Gabrielle DE VIETRI (Richmond) (19:13): (1197) My adjournment matter is for the Minister for Health: for the state government to call on the federal government to end Operation Inglenook. Operation Inglenook has seen dozens of armed police in midnight raids on legal sex work venues. Sex workers have reported police forcing their way into rooms while a worker is mid-booking, cancelling visas and detaining people on the spot. Some workers do not speak or read English and have not been allowed to access interpreters or lawyers or even been given information about their legal rights. Ninety-three per cent of people deported through Operation Inglenook since 2022 have been young women, nearly all from Asian countries. Singling the sex industry out for visa compliance enforcement causes widespread harm and fuels stigma and discrimination against migrant sex workers in my electorate in Victoria and sex work more broadly. We do not see raids like this in other industries. You do not see armed squads raiding cafes and putting hospo workers in cuffs or forcing their way into aged care facilities in the middle of the night.

Decriminalisation in Victoria has been life-changing for people who work in the sex industry, but raids like this put everyone at risk. They push workers and workplaces back underground because they foster a feeling of criminality in workplaces that are actually lawful. This operation, which claims to protect migrant sex workers, actually just profiles and threatens sex workers.

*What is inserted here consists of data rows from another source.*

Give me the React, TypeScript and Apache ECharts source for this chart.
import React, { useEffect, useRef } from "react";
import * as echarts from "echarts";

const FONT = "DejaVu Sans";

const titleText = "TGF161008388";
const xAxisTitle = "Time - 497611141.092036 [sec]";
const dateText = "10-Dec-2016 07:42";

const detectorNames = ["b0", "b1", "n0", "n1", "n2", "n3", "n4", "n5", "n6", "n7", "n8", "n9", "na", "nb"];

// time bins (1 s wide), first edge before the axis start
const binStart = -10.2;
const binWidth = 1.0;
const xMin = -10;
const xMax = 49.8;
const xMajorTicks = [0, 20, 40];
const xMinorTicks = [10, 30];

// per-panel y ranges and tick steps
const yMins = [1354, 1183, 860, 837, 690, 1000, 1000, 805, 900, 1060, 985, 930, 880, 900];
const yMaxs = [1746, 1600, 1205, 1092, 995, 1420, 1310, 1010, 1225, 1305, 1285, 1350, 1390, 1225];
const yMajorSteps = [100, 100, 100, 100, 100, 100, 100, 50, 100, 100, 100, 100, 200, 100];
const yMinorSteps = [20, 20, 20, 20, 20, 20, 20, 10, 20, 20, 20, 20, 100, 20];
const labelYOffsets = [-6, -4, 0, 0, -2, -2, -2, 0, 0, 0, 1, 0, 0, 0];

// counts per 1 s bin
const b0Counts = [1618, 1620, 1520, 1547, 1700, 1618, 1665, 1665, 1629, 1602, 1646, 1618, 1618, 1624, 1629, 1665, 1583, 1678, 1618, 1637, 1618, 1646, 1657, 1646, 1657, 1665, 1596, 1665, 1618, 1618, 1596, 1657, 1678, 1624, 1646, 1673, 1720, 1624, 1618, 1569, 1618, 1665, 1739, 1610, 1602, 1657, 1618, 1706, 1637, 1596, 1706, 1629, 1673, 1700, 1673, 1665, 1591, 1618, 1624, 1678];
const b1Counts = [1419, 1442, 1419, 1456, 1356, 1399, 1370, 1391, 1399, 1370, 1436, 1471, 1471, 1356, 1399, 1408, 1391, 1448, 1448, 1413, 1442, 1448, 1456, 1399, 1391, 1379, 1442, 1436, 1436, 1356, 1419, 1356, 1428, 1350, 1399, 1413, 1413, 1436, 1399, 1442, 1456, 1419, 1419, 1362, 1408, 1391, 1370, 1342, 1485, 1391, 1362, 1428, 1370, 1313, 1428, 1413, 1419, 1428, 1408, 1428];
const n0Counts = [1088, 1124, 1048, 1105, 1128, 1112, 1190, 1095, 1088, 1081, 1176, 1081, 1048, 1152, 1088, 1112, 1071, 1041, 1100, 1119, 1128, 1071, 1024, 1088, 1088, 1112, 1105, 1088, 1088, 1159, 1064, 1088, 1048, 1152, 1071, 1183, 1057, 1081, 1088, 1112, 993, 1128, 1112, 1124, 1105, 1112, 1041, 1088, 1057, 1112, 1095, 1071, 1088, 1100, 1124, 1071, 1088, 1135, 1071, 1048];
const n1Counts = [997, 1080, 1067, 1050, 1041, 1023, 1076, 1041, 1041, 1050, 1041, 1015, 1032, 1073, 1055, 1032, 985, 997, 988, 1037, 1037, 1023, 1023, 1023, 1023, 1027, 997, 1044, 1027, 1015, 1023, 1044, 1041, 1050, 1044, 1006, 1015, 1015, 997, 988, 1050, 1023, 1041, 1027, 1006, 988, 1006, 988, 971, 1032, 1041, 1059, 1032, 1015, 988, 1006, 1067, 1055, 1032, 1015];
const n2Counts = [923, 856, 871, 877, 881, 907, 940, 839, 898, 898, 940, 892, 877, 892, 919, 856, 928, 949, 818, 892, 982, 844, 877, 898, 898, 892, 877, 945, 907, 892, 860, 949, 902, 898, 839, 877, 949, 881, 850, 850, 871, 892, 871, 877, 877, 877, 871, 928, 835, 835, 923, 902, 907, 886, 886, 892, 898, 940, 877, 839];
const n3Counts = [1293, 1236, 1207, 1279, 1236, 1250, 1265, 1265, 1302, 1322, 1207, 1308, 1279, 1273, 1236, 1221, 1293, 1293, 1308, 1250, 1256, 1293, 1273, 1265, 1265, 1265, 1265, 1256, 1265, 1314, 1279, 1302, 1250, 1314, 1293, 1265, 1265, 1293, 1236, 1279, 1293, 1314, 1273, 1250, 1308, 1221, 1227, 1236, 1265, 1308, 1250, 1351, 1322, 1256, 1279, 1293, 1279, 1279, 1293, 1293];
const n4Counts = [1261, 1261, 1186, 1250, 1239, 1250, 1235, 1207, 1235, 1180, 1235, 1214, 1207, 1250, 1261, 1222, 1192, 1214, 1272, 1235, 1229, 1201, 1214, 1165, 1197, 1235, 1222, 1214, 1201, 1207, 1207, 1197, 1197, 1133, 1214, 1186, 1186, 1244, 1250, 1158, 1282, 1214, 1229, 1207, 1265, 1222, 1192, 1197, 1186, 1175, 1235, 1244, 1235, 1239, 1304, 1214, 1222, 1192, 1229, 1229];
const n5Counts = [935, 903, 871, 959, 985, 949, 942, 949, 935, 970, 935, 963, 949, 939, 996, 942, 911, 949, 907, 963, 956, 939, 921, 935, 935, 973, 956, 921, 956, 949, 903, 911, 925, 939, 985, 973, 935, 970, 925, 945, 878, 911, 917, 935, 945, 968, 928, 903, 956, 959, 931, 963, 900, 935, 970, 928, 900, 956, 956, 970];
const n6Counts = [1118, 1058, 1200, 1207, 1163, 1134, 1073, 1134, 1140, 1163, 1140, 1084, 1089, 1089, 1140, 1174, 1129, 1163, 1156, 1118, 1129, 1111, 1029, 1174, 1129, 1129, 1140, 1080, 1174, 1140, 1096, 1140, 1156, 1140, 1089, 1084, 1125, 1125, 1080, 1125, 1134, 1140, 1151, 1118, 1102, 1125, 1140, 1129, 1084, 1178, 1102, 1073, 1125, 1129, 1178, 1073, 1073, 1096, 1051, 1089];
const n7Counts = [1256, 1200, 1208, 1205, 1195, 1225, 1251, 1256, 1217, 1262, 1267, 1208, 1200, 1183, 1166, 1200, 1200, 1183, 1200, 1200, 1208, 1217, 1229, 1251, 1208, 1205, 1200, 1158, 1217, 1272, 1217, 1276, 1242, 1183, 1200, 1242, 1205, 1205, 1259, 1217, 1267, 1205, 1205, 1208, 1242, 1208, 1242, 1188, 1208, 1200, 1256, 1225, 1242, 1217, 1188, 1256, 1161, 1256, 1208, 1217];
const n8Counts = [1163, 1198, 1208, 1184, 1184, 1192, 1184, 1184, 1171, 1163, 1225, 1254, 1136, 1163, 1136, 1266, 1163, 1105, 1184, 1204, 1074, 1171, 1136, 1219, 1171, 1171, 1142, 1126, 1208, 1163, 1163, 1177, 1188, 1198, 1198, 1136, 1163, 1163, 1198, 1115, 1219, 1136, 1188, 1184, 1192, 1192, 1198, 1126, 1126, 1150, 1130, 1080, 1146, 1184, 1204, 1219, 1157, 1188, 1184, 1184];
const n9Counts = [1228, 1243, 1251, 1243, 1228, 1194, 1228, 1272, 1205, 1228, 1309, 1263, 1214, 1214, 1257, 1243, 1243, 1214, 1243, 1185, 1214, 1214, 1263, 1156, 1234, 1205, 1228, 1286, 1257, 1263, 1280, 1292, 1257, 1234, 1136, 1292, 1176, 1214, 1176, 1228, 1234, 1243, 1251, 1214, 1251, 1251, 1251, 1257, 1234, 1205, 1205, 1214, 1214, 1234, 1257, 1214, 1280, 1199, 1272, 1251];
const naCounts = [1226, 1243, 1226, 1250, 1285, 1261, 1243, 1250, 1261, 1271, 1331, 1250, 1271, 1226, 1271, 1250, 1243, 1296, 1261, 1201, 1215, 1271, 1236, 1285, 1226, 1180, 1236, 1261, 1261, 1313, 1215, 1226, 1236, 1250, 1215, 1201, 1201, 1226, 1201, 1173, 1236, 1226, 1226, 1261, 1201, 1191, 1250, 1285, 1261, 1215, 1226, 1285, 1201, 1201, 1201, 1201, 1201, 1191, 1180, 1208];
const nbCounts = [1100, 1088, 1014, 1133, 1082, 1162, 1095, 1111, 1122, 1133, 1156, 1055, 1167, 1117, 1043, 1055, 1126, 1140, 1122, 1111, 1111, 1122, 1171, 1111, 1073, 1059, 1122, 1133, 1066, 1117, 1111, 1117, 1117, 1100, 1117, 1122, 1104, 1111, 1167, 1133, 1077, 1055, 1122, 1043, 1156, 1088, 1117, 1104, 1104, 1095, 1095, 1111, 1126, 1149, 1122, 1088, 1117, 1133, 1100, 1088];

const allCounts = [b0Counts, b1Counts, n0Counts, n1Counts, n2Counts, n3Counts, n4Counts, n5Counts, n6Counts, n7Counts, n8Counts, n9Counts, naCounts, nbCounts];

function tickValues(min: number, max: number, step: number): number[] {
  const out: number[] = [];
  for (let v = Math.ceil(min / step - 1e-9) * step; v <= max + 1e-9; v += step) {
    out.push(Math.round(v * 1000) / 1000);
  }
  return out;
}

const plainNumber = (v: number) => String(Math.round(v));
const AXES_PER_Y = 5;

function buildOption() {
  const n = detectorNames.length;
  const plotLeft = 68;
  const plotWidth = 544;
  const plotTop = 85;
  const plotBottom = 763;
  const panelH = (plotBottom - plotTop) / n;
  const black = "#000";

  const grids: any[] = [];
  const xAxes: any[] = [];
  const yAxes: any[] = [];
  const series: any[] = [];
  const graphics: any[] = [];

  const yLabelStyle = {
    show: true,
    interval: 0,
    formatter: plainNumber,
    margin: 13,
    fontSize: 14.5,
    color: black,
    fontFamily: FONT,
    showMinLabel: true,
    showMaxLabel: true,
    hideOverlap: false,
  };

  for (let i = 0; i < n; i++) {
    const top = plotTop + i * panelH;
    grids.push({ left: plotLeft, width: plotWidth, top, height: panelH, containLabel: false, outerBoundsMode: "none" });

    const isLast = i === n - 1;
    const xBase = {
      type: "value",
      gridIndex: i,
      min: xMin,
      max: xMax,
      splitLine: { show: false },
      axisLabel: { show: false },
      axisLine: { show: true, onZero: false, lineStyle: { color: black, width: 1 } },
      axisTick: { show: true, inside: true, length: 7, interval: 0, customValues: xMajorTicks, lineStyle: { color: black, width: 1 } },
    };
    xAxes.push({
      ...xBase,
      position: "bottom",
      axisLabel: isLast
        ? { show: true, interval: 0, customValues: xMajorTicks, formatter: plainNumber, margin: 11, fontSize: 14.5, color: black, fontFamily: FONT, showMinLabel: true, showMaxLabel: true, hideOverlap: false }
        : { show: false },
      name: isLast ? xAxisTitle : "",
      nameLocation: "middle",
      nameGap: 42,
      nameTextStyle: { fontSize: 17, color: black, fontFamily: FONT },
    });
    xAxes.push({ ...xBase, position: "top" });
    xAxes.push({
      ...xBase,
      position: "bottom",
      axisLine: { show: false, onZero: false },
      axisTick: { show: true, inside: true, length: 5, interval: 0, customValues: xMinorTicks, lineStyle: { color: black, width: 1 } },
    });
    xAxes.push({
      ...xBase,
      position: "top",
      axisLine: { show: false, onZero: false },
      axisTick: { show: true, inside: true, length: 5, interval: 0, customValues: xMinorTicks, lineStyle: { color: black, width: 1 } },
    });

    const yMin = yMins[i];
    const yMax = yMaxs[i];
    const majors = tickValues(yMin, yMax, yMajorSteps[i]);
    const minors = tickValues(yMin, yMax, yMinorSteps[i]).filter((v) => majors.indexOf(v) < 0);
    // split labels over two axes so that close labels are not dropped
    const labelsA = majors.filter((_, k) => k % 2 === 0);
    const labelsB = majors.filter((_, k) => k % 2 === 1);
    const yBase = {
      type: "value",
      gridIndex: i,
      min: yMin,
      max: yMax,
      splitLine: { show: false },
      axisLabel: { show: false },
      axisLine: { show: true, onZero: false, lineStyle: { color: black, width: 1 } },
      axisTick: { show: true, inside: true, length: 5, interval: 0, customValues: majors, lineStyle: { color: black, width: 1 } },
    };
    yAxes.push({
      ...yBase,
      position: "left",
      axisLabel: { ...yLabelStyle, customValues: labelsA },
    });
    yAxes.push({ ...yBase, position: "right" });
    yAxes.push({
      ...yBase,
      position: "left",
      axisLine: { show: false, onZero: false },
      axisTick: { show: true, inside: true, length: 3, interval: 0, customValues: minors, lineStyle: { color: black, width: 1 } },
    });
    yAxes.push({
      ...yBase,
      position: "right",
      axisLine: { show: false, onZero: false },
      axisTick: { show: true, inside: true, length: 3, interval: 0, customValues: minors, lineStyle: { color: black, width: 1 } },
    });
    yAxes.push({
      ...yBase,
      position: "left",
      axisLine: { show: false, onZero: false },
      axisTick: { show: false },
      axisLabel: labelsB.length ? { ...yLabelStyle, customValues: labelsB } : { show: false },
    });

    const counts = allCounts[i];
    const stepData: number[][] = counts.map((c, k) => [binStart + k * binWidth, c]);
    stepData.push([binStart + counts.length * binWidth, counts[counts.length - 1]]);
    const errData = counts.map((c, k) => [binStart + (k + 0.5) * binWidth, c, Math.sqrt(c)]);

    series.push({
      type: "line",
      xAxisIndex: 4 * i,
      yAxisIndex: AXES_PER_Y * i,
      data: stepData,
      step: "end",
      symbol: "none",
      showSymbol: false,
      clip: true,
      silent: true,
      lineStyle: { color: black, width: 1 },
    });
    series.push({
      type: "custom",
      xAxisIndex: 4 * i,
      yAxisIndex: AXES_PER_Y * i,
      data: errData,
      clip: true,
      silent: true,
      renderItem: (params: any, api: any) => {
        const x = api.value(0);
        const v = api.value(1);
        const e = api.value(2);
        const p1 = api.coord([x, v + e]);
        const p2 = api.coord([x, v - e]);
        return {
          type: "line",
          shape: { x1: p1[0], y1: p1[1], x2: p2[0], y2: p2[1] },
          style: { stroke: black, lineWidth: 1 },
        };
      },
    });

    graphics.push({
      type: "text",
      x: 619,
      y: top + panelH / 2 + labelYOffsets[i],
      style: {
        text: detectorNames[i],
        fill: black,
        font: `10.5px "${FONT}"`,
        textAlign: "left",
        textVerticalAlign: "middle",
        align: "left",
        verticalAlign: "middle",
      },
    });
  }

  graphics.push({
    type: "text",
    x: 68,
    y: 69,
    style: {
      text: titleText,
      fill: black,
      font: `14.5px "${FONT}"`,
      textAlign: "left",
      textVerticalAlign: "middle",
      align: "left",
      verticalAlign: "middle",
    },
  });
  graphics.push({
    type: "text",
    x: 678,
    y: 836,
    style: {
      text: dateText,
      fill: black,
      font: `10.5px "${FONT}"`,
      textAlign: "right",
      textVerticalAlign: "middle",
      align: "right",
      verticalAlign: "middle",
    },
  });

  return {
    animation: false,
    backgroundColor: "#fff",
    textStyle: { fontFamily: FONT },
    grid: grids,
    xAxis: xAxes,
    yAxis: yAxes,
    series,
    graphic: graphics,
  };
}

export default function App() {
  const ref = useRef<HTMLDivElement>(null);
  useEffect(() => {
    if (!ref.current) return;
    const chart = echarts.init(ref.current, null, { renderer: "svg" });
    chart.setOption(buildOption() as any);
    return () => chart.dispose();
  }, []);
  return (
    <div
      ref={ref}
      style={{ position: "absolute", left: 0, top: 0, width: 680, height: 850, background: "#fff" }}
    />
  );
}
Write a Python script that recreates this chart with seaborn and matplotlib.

As a result, sex workers are living in fear and are not accessing basic services that support their health and wellbeing while they are working. Research shows that these raids do not work as an effective deterrent and disproportionately hurt the workers at these sites without resulting in substantial detection of unscrupulous migration agents or bosses.

The Scarlet Alliance asserts that exploitative bosses or fraudulent migration agents can be uncovered in other ways: by empowering and supporting sex workers to report crime, have access to legal migration pathways and be protected from deportation when they come forward. This government must also continue to support the organisations that support sex workers, like Southside Justice, like the Scarlet Alliance and like Vixen. Minister, please call on the federal government to end Operation Inglenook and instead empower and support sex workers to report crime and exploitation.